7. MIA Update: The Defense POW/MIA Accounting Agency has announced identification and burial updates for six American service members who had been missing in action from WWII and Korea. Returning home for burial with full military honors are:
-- Marine Corps Pvt. George F. Patrick, 22, of Dallas, whose identification was previously announced, will be buried March 17 in his hometown.Patrick was a member of Company D, 1st Battalion, 8th Marine Regiment, 2nd Marine Division. Patrick’s unit was one of those tasked with securing the small island of Betio in the Tarawa Atoll. Encountering fierce resistance by the Japanese, almost 1,000 Marines and sailors were killed and another 1,000 were wounded in the battle. Patrick was killed on the first day of the battle, Nov. 20, 1943, and initially buried in a battlefield cemetery. Read about Patrick.
-- Army Sgt. 1st Class Harry E. Harkness, 22, of Lansing, Mich., whose identification was previously announced, will be buried March 17 in his hometown. Harkness was assigned to Company L, 3rd Battalion, 8th Cavalry Regiment, 1st Cavalry Division. In November 1950, Harkness’ unit was participating in combat actions against Chinese forces in the vicinity of Unsan, North Korea. Harkness was reported missing in action as of Nov. 2, 1950, when he could not be accounted for by his unit. During a post-war operation known as “Operation Big Switch,” prisoners of war were returned and Americans who had been held reported that Harkness had been captured and held at POW Camp 5, where he died in early 1951. Read about Harkness.
-- Marine Corps Reserve Pfc.
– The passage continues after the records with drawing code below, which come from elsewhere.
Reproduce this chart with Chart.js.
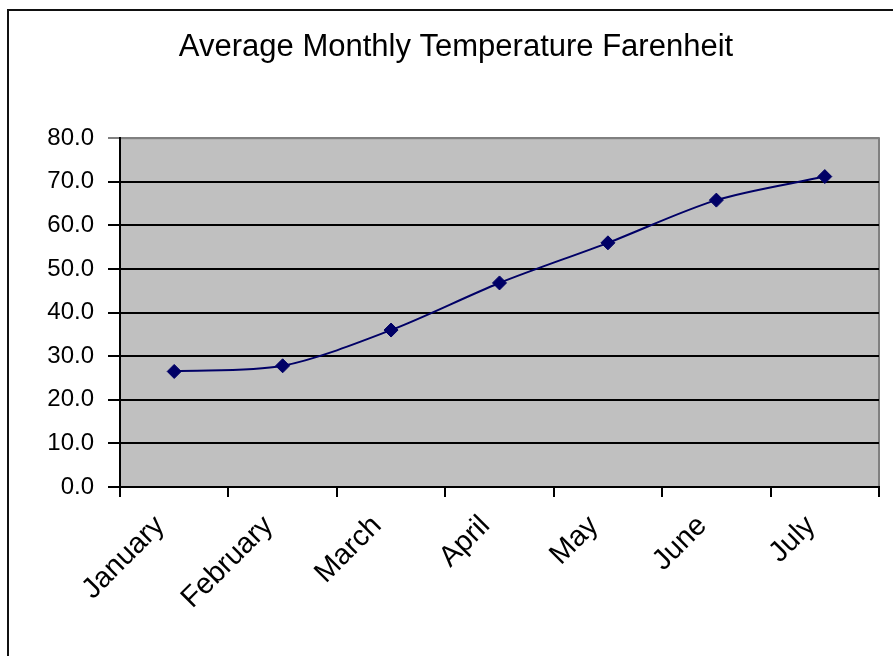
<!DOCTYPE html>
<html>
<head>
<meta charset="utf-8">
<script src="https://cdn.jsdelivr.net/npm/chart.js@4/dist/chart.umd.min.js"></script>
<style>
  html, body { margin: 0; padding: 0; background: #ffffff; }
  #wrap { position: relative; width: 893px; height: 656px; }
</style>
</head>
<body>
<div id="wrap"><canvas id="c" width="893" height="656"></canvas></div>
<script>
const categories = ["January", "February", "March", "April", "May", "June", "July"];
const temperatures = [26.5, 27.8, 36.0, 46.8, 56.0, 65.8, 71.2];
const yTicks = [0, 10, 20, 30, 40, 50, 60, 70, 80];
const chartTitle = "Average Monthly Temperature Farenheit";

const FONT = "'Liberation Sans', Arial, sans-serif";

const framePlugin = {
  id: 'frame',
  beforeDraw(chart) {
    const { ctx, chartArea: a } = chart;
    ctx.save();
    ctx.fillStyle = '#ffffff';
    ctx.fillRect(0, 0, chart.width, chart.height);
    ctx.fillStyle = '#c0c0c0';
    ctx.fillRect(a.left, a.top, a.right - a.left, a.bottom - a.top);
    ctx.strokeStyle = '#808080';
    ctx.lineWidth = 2;
    ctx.strokeRect(a.left, a.top, a.right - a.left, a.bottom - a.top);
    // outer chart frame (left and top)
    ctx.strokeStyle = '#111111';
    ctx.lineWidth = 2;
    ctx.beginPath();
    ctx.moveTo(8, chart.height);
    ctx.lineTo(8, 10);
    ctx.lineTo(chart.width, 10);
    ctx.stroke();
    ctx.restore();
  }
};

new Chart(document.getElementById('c'), {
  type: 'line',
  data: {
    labels: categories,
    datasets: [{
      data: temperatures,
      borderColor: '#000066',
      borderWidth: 2,
      backgroundColor: '#000066',
      pointStyle: 'rectRot',
      pointRadius: 7,
      pointBorderWidth: 1,
      pointBorderColor: '#000066',
      pointBackgroundColor: '#000066',
      tension: 0.3,
      fill: false
    }]
  },
  options: {
    responsive: false,
    animation: false,
    devicePixelRatio: 1,
    layout: { padding: { left: 33, right: 14, top: 0, bottom: 0 } },
    plugins: {
      legend: { display: false },
      tooltip: { enabled: false },
      title: {
        display: true,
        text: chartTitle,
        color: '#000000',
        font: { family: FONT, size: 31, weight: 'normal' },
        padding: { top: 29, bottom: 72 }
      }
    },
    scales: {
      x: {
        offset: true,
        grid: {
          offset: true,
          drawOnChartArea: false,
          drawTicks: true,
          tickLength: 10,
          color: '#000000',
          lineWidth: 2
        },
        border: { display: true, color: '#000000', width: 2 },
        ticks: {
          color: '#000000',
          font: { family: FONT, size: 29 },
          minRotation: 45,
          maxRotation: 45,
          padding: 12,
          labelOffset: -14,
          autoSkip: false
        },
        afterFit(scale) { scale.height = 169; }
      },
      y: {
        min: 0,
        max: 80,
        afterBuildTicks(scale) { scale.ticks = yTicks.map(v => ({ value: v })); },
        grid: {
          color: (c) => (c.tick && c.tick.value === 80) ? '#808080' : '#000000',
          lineWidth: 2,
          drawTicks: true,
          tickLength: 12
        },
        border: { display: true, color: '#000000', width: 2 },
        ticks: {
          color: '#000000',
          font: { family: FONT, size: 24 },
          padding: 14,
          callback: (v) => Number(v).toFixed(1)
        },
        afterFit(scale) { scale.width = 87; }
      }
    }
  },
  plugins: [framePlugin]
});
</script>
</body>
</html>
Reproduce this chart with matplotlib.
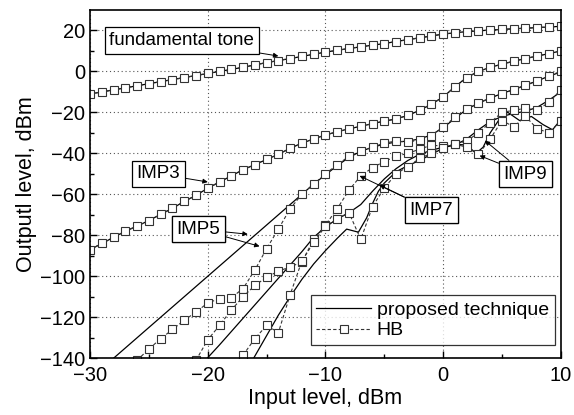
import numpy as np
import matplotlib
matplotlib.use("Agg")
import matplotlib.pyplot as plt
from matplotlib.lines import Line2D

plt.rcParams['font.family'] = ['Liberation Sans', 'DejaVu Sans']

# HB results, 1 dB input steps
x_fund = np.arange(-30, 11)
fund_hb = [-11, -10, -9, -8, -7, -6, -5, -4, -3, -2, -1, 0, 1, 2, 3.2, 4.3, 5.3,
           6.3, 7.3, 8.4, 9.4, 10.3, 11.2, 12, 12.8, 13.6, 14.6, 15.5, 16.4, 17.3,
           18.2, 18.9, 19.4, 19.8, 20.2, 20.5, 20.8, 21.1, 21.4, 21.7, 22.0]
imp3_hb = [-87, -84, -81, -78, -75.5, -72.8, -69.8, -66.8, -63.5, -60.5, -57, -54,
           -51, -48, -45.5, -43, -40.5, -37.5, -35, -33, -31, -29.5, -28, -26.8,
           -25.5, -24.3, -23.2, -21.5, -19, -16, -12.5, -7.5, -3, 0, 2, 3.5, 5, 6.3,
           7.5, 8.7, 10]
x_imp5_hb = np.arange(-26, 11)
imp5_hb = [-141, -135.5, -130.5, -126, -121.5, -117.5, -113, -111, -110.5, -106,
           -97, -86.5, -77, -67, -60, -55, -50, -45.5, -41.5, -39, -37, -35, -34,
           -34.5, -33.5, -31.5, -27, -22.5, -18.5, -15.5, -13, -11, -9, -6.8, -4.5,
           -2.2, 0]
x_imp7_hb = np.arange(-21, 11)
imp7_hb = [-141, -131, -124, -116.5, -110, -104.5, -100.5, -97.5, -95.5, -93, -82,
           -75, -67, -58, -51, -47, -44, -41.5, -40, -38, -36, -36.5, -35.5, -34,
           -30, -25, -20, -19, -18, -19, -15, -9]
x_imp9_hb = np.arange(-17, 11)
imp9_hb = [-138.5, -130.5, -124, -127.5, -109, -92.5, -83.5, -75.5, -72, -69, -82,
           -66, -57, -50, -46.5, -42.5, -40, -37.5, -35.5, -37, -40.5, -33, -24, -27,
           -22, -28, -30, -24]

# proposed technique
x_imp5 = [-28, -12, -11, -10, -9, -8, -7, -6, -5, -4, -3, -2, -1, 0, 1, 2, 3, 4,
          5, 6, 7, 8, 9, 10]
imp5 = [-140, -60, -55, -50.5, -46, -42, -39, -37, -35.5, -34.5, -34, -33, -31,
        -27.5, -23, -18.5, -15.5, -13, -10.8, -8.8, -6.8, -4.6, -2.3, -0.3]
x_imp7 = [-20.2, -19, -18, -17, -16, -15, -14, -13, -12, -11, -10, -9, -8, -7, -6,
          -5, -4, -3, -2, -1, 0, 1, 2, 3, 4, 5, 6, 7, 8, 9, 10]
imp7 = [-141, -133.5, -127, -120.5, -114, -107.5, -101, -94.5, -88, -81, -76, -72,
        -69, -65, -58.5, -52.5, -47.5, -43.5, -40.5, -38.5, -37, -36, -33, -28.5,
        -24.5, -22, -20.5, -19.5, -17.5, -14, -10]
x_imp9 = [-16.2, -15, -14, -13, -12, -11, -10, -9, -8.2, -7.2, -6.5, -6, -5.5, -5,
          -4, -3, -2, -1, 0, 1, 2, 2.8, 3.4, 4, 5, 5.5, 6.5, 7.5, 8.5, 9.3, 10]
imp9 = [-141, -129, -119, -110, -101.5, -94, -87.5, -81.5, -77, -78.5, -71.5, -64.5,
        -58.5, -54.5, -49, -46, -43.5, -40.5, -37.5, -35.5, -36, -40, -37, -30,
        -21.5, -20, -24, -22, -26, -28.5, -23.5]

fig = plt.figure(figsize=(5.74, 4.15), dpi=100)
ax = fig.add_axes([0.157, 0.137, 0.82, 0.839])

solid = dict(color='black', lw=0.9)
hb = dict(color='#333333', lw=0.8, ls=(0, (3, 2)), marker='s', ms=5.5,
          mfc='white', mec='#333333', mew=0.8)

ax.plot(x_fund, fund_hb, **solid)
ax.plot(x_fund, imp3_hb, **solid)
ax.plot(x_imp5, imp5, **solid)
ax.plot(x_imp7, imp7, **solid)
ax.plot(x_imp9, imp9, **solid)

ax.plot(x_fund, fund_hb, **hb)
ax.plot(x_fund, imp3_hb, **hb)
ax.plot(x_imp5_hb, imp5_hb, **hb)
ax.plot(x_imp7_hb, imp7_hb, **hb)
ax.plot(x_imp9_hb, imp9_hb, **hb)

ax.set_xlim(-30, 10)
ax.set_ylim(-140, 30)
ax.set_xticks([-30, -20, -10, 0, 10])
ax.set_xticks([-25, -15, -5, 5], minor=True)
ax.set_yticks(np.arange(-140, 21, 20))
ax.set_yticks(np.arange(-130, 30, 20), minor=True)
ax.tick_params(which='both', direction='in', labelsize=14.5, width=1)
ax.tick_params(which='major', length=5)
ax.tick_params(which='minor', length=3)
ax.tick_params(axis='x', pad=6)
ax.grid(True, which='major', color='#555555', lw=0.8, ls=(0, (1, 2.5)))
for s in ax.spines.values():
    s.set_linewidth(1.2)

ax.set_xlabel('Input level, dBm', fontsize=15.5, labelpad=2)
ax.set_ylabel('Outputl level, dBm', fontsize=15.5, labelpad=2)

box = dict(boxstyle='square,pad=0.25', fc='white', ec='black', lw=0.9)
arr = dict(arrowstyle='-|>', lw=0.7, color='black', mutation_scale=7,
           shrinkA=0, shrinkB=0)

ax.annotate('fundamental tone', xy=(-14.0, 7.5), xytext=(-22.2, 15.1),
            fontsize=13.5, ha='center', va='center', bbox=box, arrowprops=arr)
ax.annotate('IMP3', xy=(-20.0, -54), xytext=(-24.2, -50), fontsize=13.5,
            ha='center', va='center', bbox=box, arrowprops=arr)
ax.annotate('IMP5', xy=(-16.6, -79.5), xytext=(-20.8, -77), fontsize=13.5,
            ha='center', va='center', bbox=box, arrowprops=arr)
ax.annotate('IMP5', xy=(-15.6, -85.4), xytext=(-20.8, -77), fontsize=13.5,
            ha='center', va='center', bbox=box, arrowprops=arr)
ax.annotate('IMP7', xy=(-7.1, -51), xytext=(-1.0, -67.7), fontsize=13.5,
            ha='center', va='center', bbox=box, arrowprops=arr)
ax.annotate('IMP7', xy=(-5.4, -55.5), xytext=(-1.0, -67.7), fontsize=13.5,
            ha='center', va='center', bbox=box, arrowprops=arr)
ax.annotate('IMP9', xy=(3.55, -33.8), xytext=(7.0, -50.1), fontsize=13.5,
            ha='center', va='center', bbox=box, arrowprops=arr)
ax.annotate('IMP9', xy=(3.1, -41.1), xytext=(7.0, -50.1), fontsize=13.5,
            ha='center', va='center', bbox=box, arrowprops=arr)

handles = [Line2D([], [], **solid),
           Line2D([], [], **hb)]
leg = ax.legend(handles, ['proposed technique', 'HB'], loc='lower right',
                bbox_to_anchor=(0.987, 0.037), fontsize=14, frameon=True,
                fancybox=False, edgecolor='black', handlelength=2.8,
                handletextpad=0.3, borderpad=0.3, labelspacing=0.15,
                borderaxespad=0)
leg.get_frame().set_linewidth(0.9)

fig.savefig('out.png', dpi=100)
Manuel Menendez, 20, of Elizabeth, N.J., whose identification was previously announced, will be buried March 22 in Arlington National Cemetery, near Washington, D.C. Menendez was a member of Company K, 3rd Battalion, 2nd Marine Division. Menendez’ unit was one of those tasked with securing the small island of Betio in the Tarawa Atoll. Encountering fierce resistance by the Japanese, almost 1,000 Marines and sailors were killed and another 1,000 were wounded in the battle. Menendez was killed on the first day of the battle, Nov. 20, 1943, and was initially buried in a battlefield cemetery. Read about Menendez.
-- Army Staff Sgt. David Rosenkrantz was assigned to Company H, 504th Parachute Infantry Regiment, 82nd Airborne Division. In September 1944, his unit participated in Operation Market Garden, a ploy by Allied planners to break German defensive lines on the western front by capturing a highway route through the Netherlands. On Sept. 28, 1944, Rosenkrantz’ platoon occupied Heuvelhof, a farm located south of the town of Grosbeek, when German tanks and infantry attacked. The paratroopers hid among sparse trees and buildings. Rosenkrantz was killed by enemy gunfire when he rose from his position. Due to the proximity of the enemy, his remains could not be recovered at the time. Interment services are pending. Read about Rosenkrantz.
-- Army Cpl. James I. Jubb was a member of Company E, 2nd Battalion, 19th Infantry Regiment, 24th Infantry Division. In August 1950, his unit sustained heavy losses while fighting against Korean forces in the vicinity of the Naktong River, South Korea. Jubb was declared missing in action on Aug. 10, 1950, when he could not be accounted for by his unit. Interment services are pending. Read about Jubb.
-- Army Sgt. Julius E. McKinney was a member of Heavy Mortar Company, 32nd Infantry Regiment, 7th Infantry Division. In late November 1950, his unit was assembled with South Korean soldiers in the 31st Regimental Combat Team on the east side of the Chosin River, North Korea, when his unit was attacked by Chinese forces. McKinney was among more than 1,000 members of the RCT killed or captured in enemy territory and was declared missing on Dec. 2, 1950. Interment services are pending. Read about McKinney.